Directions for this task ::
Transcribe each line exactly.

** Start of Data segment **

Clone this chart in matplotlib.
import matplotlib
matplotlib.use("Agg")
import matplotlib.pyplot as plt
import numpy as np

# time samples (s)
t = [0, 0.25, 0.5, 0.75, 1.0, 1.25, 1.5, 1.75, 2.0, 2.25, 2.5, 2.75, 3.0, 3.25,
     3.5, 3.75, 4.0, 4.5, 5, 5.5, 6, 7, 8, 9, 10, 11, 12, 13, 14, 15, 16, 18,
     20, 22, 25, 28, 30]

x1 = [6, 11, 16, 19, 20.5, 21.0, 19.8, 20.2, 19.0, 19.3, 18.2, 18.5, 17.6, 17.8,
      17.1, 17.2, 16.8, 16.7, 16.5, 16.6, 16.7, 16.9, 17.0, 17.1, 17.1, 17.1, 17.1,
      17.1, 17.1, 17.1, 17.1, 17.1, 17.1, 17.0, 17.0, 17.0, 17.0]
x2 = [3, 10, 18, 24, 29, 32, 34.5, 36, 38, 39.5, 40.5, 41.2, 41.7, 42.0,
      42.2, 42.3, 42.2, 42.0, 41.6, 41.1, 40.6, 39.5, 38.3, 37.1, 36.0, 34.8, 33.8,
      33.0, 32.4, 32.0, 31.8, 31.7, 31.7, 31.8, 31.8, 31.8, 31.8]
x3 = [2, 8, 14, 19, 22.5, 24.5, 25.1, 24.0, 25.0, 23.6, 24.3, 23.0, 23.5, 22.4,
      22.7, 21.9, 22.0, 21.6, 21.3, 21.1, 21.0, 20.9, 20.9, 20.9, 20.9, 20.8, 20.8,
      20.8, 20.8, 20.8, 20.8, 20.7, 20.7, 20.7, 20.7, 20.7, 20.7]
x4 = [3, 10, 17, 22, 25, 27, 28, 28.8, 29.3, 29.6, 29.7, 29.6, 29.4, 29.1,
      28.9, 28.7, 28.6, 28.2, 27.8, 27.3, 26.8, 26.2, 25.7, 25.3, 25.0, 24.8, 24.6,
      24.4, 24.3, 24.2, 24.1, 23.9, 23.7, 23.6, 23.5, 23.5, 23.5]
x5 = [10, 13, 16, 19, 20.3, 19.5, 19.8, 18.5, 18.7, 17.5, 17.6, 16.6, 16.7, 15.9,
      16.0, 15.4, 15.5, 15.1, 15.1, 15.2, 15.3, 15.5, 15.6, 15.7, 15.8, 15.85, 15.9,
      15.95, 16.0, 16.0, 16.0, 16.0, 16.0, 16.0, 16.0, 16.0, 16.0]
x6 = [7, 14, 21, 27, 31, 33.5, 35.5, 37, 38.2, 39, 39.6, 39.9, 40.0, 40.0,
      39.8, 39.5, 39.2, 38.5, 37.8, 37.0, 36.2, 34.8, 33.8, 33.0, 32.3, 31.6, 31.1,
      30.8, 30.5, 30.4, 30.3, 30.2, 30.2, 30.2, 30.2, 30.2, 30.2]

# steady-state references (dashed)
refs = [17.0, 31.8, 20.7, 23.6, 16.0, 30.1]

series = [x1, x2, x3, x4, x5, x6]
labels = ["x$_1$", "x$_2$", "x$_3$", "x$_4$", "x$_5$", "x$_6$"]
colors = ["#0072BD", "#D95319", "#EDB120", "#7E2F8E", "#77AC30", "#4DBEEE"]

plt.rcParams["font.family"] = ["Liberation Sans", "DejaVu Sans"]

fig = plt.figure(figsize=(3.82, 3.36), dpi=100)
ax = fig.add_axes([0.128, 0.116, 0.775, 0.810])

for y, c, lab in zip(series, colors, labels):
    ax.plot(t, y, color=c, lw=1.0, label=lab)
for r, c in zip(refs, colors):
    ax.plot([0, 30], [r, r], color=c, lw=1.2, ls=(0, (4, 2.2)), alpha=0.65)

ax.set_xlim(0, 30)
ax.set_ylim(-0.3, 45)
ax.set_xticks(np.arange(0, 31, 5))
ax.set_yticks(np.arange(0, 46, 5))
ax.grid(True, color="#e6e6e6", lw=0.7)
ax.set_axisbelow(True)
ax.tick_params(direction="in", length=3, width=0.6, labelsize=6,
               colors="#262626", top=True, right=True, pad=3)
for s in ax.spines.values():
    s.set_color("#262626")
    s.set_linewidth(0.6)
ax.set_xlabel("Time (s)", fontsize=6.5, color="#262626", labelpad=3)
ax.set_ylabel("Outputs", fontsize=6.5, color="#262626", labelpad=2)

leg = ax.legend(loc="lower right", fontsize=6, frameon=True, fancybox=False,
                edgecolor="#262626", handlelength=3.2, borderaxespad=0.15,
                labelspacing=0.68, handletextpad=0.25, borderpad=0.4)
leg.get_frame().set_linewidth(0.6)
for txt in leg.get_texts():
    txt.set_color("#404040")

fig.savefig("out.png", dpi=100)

** End of Data segment **

Exercise response ::
Clone this chart in matplotlib.
import matplotlib
matplotlib.use("Agg")
import matplotlib.pyplot as plt
import numpy as np

# time samples (s)
t = [0, 0.25, 0.5, 0.75, 1.0, 1.25, 1.5, 1.75, 2.0, 2.25, 2.5, 2.75, 3.0, 3.25,
     3.5, 3.75, 4.0, 4.5, 5, 5.5, 6, 7, 8, 9, 10, 11, 12, 13, 14, 15, 16, 18,
     20, 22, 25, 28, 30]

x1 = [6, 11, 16, 19, 20.5, 21.0, 19.8, 20.2, 19.0, 19.3, 18.2, 18.5, 17.6, 17.8,
      17.1, 17.2, 16.8, 16.7, 16.5, 16.6, 16.7, 16.9, 17.0, 17.1, 17.1, 17.1, 17.1,
      17.1, 17.1, 17.1, 17.1, 17.1, 17.1, 17.0, 17.0, 17.0, 17.0]
x2 = [3, 10, 18, 24, 29, 32, 34.5, 36, 38, 39.5, 40.5, 41.2, 41.7, 42.0,
      42.2, 42.3, 42.2, 42.0, 41.6, 41.1, 40.6, 39.5, 38.3, 37.1, 36.0, 34.8, 33.8,
      33.0, 32.4, 32.0, 31.8, 31.7, 31.7, 31.8, 31.8, 31.8, 31.8]
x3 = [2, 8, 14, 19, 22.5, 24.5, 25.1, 24.0, 25.0, 23.6, 24.3, 23.0, 23.5, 22.4,
      22.7, 21.9, 22.0, 21.6, 21.3, 21.1, 21.0, 20.9, 20.9, 20.9, 20.9, 20.8, 20.8,
      20.8, 20.8, 20.8, 20.8, 20.7, 20.7, 20.7, 20.7, 20.7, 20.7]
x4 = [3, 10, 17, 22, 25, 27, 28, 28.8, 29.3, 29.6, 29.7, 29.6, 29.4, 29.1,
      28.9, 28.7, 28.6, 28.2, 27.8, 27.3, 26.8, 26.2, 25.7, 25.3, 25.0, 24.8, 24.6,
      24.4, 24.3, 24.2, 24.1, 23.9, 23.7, 23.6, 23.5, 23.5, 23.5]
x5 = [10, 13, 16, 19, 20.3, 19.5, 19.8, 18.5, 18.7, 17.5, 17.6, 16.6, 16.7, 15.9,
      16.0, 15.4, 15.5, 15.1, 15.1, 15.2, 15.3, 15.5, 15.6, 15.7, 15.8, 15.85, 15.9,
      15.95, 16.0, 16.0, 16.0, 16.0, 16.0, 16.0, 16.0, 16.0, 16.0]
x6 = [7, 14, 21, 27, 31, 33.5, 35.5, 37, 38.2, 39, 39.6, 39.9, 40.0, 40.0,
      39.8, 39.5, 39.2, 38.5, 37.8, 37.0, 36.2, 34.8, 33.8, 33.0, 32.3, 31.6, 31.1,
      30.8, 30.5, 30.4, 30.3, 30.2, 30.2, 30.2, 30.2, 30.2, 30.2]

# steady-state references (dashed)
refs = [17.0, 31.8, 20.7, 23.6, 16.0, 30.1]

series = [x1, x2, x3, x4, x5, x6]
labels = ["x$_1$", "x$_2$", "x$_3$", "x$_4$", "x$_5$", "x$_6$"]
colors = ["#0072BD", "#D95319", "#EDB120", "#7E2F8E", "#77AC30", "#4DBEEE"]

plt.rcParams["font.family"] = ["Liberation Sans", "DejaVu Sans"]

fig = plt.figure(figsize=(3.82, 3.36), dpi=100)
ax = fig.add_axes([0.128, 0.116, 0.775, 0.810])

for y, c, lab in zip(series, colors, labels):
    ax.plot(t, y, color=c, lw=1.0, label=lab)
for r, c in zip(refs, colors):
    ax.plot([0, 30], [r, r], color=c, lw=1.2, ls=(0, (4, 2.2)), alpha=0.65)

ax.set_xlim(0, 30)
ax.set_ylim(-0.3, 45)
ax.set_xticks(np.arange(0, 31, 5))
ax.set_yticks(np.arange(0, 46, 5))
ax.grid(True, color="#e6e6e6", lw=0.7)
ax.set_axisbelow(True)
ax.tick_params(direction="in", length=3, width=0.6, labelsize=6,
               colors="#262626", top=True, right=True, pad=3)
for s in ax.spines.values():
    s.set_color("#262626")
    s.set_linewidth(0.6)
ax.set_xlabel("Time (s)", fontsize=6.5, color="#262626", labelpad=3)
ax.set_ylabel("Outputs", fontsize=6.5, color="#262626", labelpad=2)

leg = ax.legend(loc="lower right", fontsize=6, frameon=True, fancybox=False,
                edgecolor="#262626", handlelength=3.2, borderaxespad=0.15,
                labelspacing=0.68, handletextpad=0.25, borderpad=0.4)
leg.get_frame().set_linewidth(0.6)
for txt in leg.get_texts():
    txt.set_color("#404040")

fig.savefig("out.png", dpi=100)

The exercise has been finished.